How are 100 billion cells created, each with specific duties? The human brain is evidence that nature can achieve this. Researchers at Linköping University in Sweden have now taken a step closer to solving this mystery.
“Knowledge about the mechanisms that diversify neurons and keep them diverse is necessary in order to cultivate and replace nerve cells in the future,” says Mattias Alenius, Assistant Professor of Neuroscience, who has published his research breakthrough in the current issue of the journal PLoS Biology.
Alenius and his research team at the Department of Experimental and Clinical Medicine seek the answer to this pivotal question from a smaller perspective: the fruit fly’s olfactory system.
The humble fly’s olfactory system consists of 1200 olfactory neurons (humans have six million) divided into 34 groups. Each group responds to a particular set of odours, since all the neurons of the group use only one of the olfactory receptors present in the fly’s antennas. Together, the receptors provide the fly with the ability to distinguish between thousands of odours: one olfactory receptor – one neuron group, simple yet complex.
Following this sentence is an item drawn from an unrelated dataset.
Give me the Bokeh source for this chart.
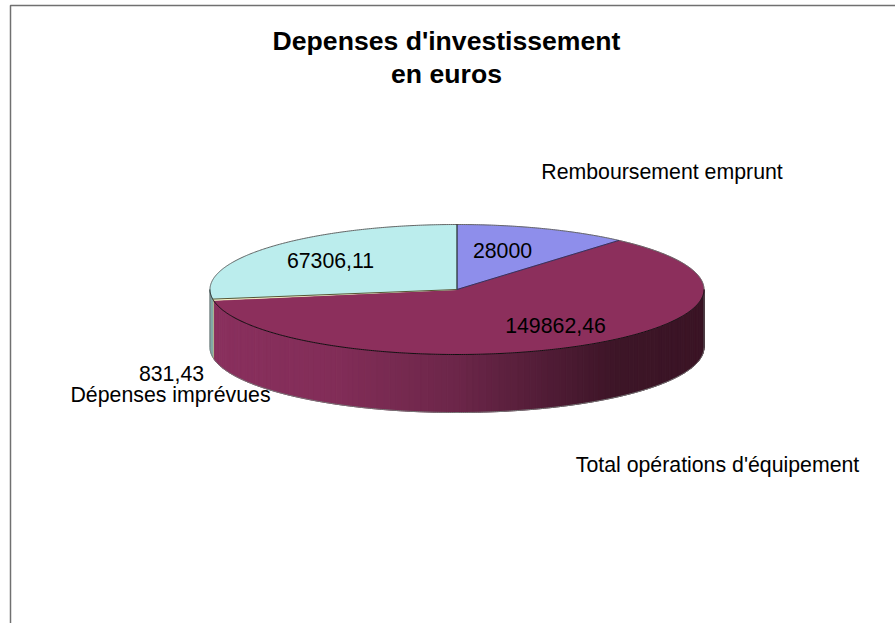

Alenius and his colleagues are the first to go through all of the fruit fly’s 753 gene regulatory genes, called transcription factors. They have identified a set of seven that, in different combinations, are required to create each of the 34 neuron groups in the antenna. A surprising finding is that most transcription factors perform two tasks simultaneously: they can activate odorant receptors’ expression; while at the same time turning off others in the same cell.
Alenius explains, “This is one of the many tricks that are useful to know for the future if you want to make and cultivate each of the many thousands of nerve cell groups that make up our brains.”